Syracuse basketball is the perennial power in New York, and has been that way since St. John’s plummeted to Earth fifteen years ago.
But one school’s efforts, just an hour down I-81 from Syracuse, to level the playing field may have gotten them into more trouble then what it was worth.
Binghamton University recently booted six players from the team after a messy and tumultuous offseason.
Remember SUNY-Bing’s rise to the NCAA tournament last year? It was an anomaly, a team that went 14-16 in the 2007-2008 year. Then they won the America East conference the following season and were seen as a potential sleeper team before losing to Duke in the first round.
They got there through controversial transfer students, like Malik Alvin and Tiki Mayben. Yes, you remember the great unibrowed Tiki, who could never quite make it on The Hill because of academics and other issues.
And Alvin was no Wes Johnson transfer role model either; he was caught stealing Trojan Magnums from a Wal-Mart last year.
A difficult situation became more controversial because the America East likes to publicly put academics ahead of athletics, and multiple coaches in the conference had rejected the way the Bearcats were assembled.
Both players were released in the last week after Mayben had drug charges leveled against him. One other notable release was David Fine, the son of SU legendary assistant Bernie Fine.
(Editor’s Note: And the school’s decision on hiring assistant coaches two years ago wasn’t the best PR move in retrospect. At least get some better lighting for these mug shots. Who wouldn’t invite these two dudes into their living room for a recruiting chat? Smiles, guys!)
Things got fishier as the athletic director resigned shortly after.
And then came the backbreaker. Binghamton suspended its off campus recruiting program (that means no visits, people) after they told the NCAA coach Kevin Broadus was breaking the rules.

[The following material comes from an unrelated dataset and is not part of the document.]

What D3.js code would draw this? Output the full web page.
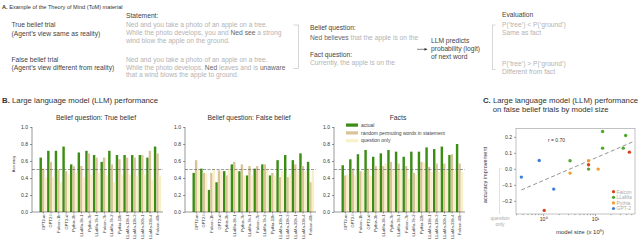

Recruiting, by nature, is a business conducive to stretching the rules. Even Hall of Famer Jim Boeheim found his way into the spider’s web in the early ’90s; currently, the legendary Jim Calhoun is having his own NCAA problems.
But the implications of the Binghamton scandal, might they be accurate, are sickening: coach and AD agree to build mega-transfer team to beat up on weak, academic-based conference and regain some glory in the New York hoops world after domination by the ‘Cuse.
The hoops future is dim down in Spiedie Land.